┌────────
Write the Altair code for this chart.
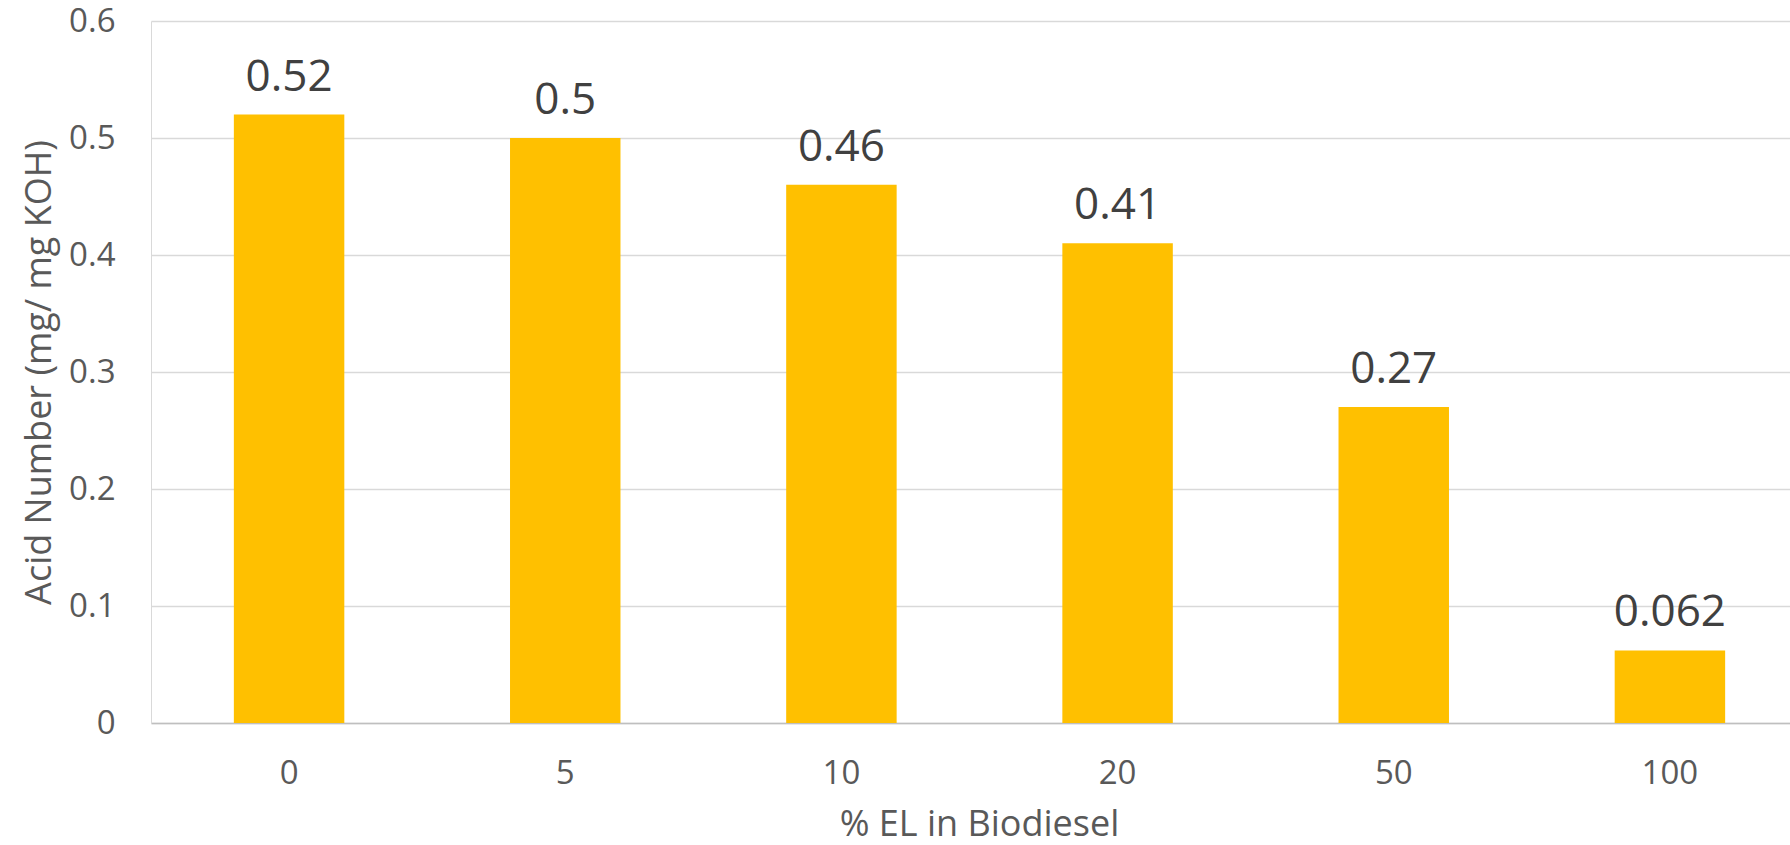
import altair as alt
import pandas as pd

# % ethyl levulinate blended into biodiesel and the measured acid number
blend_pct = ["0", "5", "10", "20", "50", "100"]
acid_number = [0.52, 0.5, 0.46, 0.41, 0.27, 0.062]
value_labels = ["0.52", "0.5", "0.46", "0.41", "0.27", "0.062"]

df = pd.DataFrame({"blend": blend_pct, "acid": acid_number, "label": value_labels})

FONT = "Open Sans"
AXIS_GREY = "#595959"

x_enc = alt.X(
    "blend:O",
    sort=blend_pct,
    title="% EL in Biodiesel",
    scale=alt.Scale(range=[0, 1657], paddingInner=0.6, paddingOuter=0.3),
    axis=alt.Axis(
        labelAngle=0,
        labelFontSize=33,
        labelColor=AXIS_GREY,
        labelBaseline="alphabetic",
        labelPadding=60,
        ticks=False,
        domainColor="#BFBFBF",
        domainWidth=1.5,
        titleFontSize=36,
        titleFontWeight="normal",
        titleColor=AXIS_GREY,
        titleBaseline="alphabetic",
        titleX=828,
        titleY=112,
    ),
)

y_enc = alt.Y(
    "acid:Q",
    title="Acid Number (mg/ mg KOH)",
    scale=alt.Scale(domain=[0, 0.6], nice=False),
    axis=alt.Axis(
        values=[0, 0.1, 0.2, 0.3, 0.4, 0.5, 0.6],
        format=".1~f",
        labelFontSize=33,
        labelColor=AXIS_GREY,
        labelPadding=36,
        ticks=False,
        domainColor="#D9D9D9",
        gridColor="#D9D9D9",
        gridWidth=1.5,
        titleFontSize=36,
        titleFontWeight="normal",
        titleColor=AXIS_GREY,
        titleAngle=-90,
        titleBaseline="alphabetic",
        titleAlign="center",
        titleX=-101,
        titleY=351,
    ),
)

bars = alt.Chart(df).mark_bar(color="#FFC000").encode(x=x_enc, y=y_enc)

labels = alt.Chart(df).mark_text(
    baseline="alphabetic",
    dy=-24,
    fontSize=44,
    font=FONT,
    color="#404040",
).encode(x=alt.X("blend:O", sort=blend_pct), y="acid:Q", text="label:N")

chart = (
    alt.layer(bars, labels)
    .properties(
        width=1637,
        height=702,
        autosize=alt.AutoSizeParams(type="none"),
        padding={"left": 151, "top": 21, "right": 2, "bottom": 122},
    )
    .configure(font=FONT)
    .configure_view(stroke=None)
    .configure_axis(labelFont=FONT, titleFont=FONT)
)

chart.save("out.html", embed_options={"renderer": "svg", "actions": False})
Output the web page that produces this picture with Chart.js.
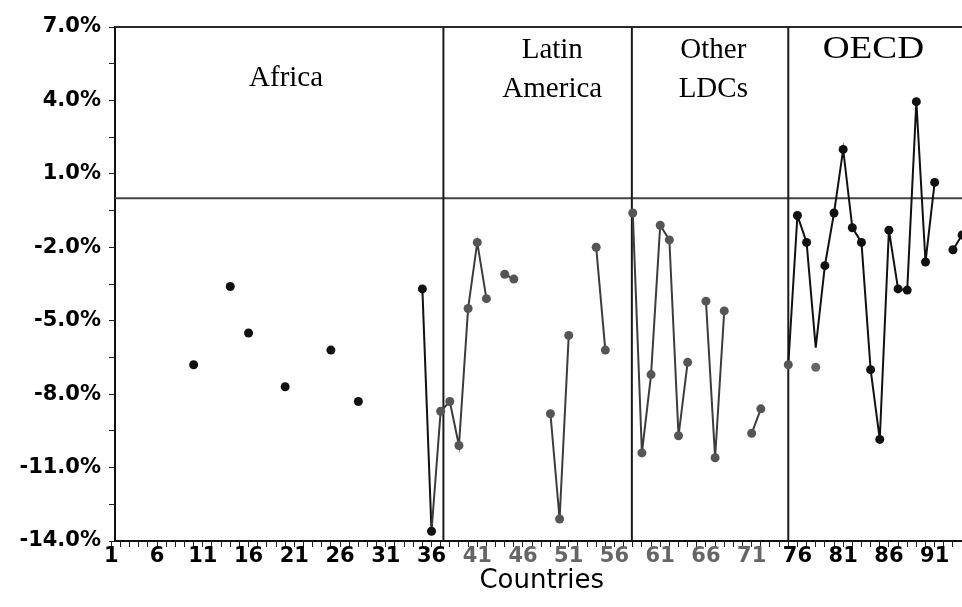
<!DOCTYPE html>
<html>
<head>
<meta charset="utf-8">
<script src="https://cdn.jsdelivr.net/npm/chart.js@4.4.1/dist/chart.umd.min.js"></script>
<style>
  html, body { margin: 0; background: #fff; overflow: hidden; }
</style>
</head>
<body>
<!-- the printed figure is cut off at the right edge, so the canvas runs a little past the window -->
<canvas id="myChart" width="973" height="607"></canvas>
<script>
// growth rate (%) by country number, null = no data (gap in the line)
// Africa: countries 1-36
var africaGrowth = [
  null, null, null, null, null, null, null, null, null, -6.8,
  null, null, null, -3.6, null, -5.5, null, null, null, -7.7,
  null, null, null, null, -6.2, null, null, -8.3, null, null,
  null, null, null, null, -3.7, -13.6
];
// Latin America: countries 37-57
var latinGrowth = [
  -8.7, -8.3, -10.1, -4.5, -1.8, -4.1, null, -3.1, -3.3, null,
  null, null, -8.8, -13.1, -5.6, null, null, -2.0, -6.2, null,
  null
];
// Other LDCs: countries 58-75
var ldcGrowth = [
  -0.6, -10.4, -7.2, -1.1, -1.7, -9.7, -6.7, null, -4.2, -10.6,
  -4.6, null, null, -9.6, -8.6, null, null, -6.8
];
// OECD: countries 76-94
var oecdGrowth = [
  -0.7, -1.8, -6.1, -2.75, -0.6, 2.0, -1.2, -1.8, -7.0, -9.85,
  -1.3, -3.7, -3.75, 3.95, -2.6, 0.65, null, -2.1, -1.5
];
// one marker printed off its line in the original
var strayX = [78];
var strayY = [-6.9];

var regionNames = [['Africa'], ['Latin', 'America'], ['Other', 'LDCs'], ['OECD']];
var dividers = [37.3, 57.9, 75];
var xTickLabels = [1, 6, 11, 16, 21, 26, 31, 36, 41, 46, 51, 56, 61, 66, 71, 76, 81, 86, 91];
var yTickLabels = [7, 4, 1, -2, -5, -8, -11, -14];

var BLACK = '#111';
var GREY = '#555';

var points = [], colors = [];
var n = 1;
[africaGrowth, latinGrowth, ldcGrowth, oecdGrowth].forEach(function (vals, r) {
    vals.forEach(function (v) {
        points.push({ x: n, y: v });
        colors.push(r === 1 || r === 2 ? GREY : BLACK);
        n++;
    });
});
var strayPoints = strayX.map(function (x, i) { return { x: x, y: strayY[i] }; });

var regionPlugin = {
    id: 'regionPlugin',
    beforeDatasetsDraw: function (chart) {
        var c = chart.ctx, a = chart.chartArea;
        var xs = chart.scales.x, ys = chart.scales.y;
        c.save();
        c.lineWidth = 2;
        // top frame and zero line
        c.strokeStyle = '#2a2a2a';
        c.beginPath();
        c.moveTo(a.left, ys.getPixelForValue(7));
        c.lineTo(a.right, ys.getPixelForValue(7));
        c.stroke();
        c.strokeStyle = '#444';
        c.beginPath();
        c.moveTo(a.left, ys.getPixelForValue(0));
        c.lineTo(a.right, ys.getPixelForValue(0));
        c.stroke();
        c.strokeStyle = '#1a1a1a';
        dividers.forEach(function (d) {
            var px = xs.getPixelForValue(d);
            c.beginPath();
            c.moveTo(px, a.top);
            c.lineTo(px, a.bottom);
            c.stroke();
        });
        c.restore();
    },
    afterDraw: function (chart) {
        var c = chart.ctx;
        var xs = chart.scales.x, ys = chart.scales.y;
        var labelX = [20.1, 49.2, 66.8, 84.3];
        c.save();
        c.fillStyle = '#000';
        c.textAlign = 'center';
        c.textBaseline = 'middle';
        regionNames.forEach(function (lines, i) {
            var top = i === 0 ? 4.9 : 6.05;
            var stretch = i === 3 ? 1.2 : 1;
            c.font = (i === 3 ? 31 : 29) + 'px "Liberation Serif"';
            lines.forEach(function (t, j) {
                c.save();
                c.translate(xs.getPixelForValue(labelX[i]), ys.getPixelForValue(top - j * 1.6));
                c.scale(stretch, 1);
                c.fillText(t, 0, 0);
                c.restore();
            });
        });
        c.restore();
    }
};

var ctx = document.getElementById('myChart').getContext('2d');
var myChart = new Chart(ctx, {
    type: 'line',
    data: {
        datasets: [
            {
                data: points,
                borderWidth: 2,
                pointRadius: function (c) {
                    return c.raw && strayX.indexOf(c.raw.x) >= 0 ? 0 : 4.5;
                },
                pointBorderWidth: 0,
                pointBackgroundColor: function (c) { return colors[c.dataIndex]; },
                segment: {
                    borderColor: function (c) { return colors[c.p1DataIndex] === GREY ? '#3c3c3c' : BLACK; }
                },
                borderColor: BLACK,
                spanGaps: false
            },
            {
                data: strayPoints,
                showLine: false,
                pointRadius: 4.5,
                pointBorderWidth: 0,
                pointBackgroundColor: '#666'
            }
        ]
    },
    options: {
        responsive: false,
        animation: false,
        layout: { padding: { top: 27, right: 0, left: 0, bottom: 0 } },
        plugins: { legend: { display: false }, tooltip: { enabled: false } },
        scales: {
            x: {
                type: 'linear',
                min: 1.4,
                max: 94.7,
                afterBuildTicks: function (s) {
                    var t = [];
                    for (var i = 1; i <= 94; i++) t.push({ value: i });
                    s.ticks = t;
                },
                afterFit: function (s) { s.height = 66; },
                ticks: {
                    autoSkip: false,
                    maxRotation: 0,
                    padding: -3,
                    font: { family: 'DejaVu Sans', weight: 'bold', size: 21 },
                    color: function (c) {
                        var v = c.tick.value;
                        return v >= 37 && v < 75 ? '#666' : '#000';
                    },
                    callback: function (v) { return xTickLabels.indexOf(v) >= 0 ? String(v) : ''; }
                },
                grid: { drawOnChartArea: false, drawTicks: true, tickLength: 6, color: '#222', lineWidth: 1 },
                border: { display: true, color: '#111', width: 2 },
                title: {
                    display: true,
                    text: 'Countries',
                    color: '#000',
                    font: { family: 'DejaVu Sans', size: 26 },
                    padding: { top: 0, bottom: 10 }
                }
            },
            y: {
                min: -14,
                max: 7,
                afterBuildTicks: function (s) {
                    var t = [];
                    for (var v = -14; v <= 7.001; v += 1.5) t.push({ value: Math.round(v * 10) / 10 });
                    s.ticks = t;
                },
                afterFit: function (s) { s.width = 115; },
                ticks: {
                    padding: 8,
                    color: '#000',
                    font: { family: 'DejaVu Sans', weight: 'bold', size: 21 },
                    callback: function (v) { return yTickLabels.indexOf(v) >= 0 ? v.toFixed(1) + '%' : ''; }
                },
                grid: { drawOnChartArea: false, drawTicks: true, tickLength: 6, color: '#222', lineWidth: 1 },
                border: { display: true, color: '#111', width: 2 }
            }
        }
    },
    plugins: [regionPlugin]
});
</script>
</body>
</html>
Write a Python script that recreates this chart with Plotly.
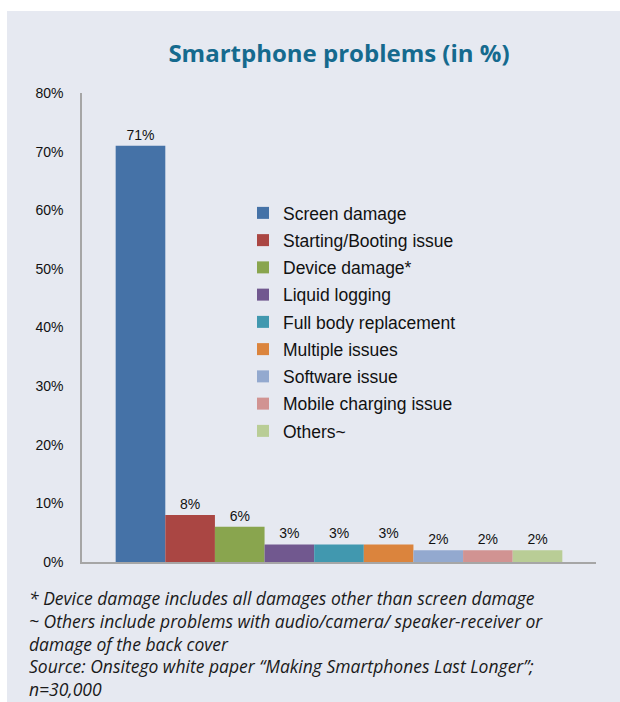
└────────
### Task goal
Above are the entries; count how many of their lines contain the word "Write" and give only that number.

### Exercise output
2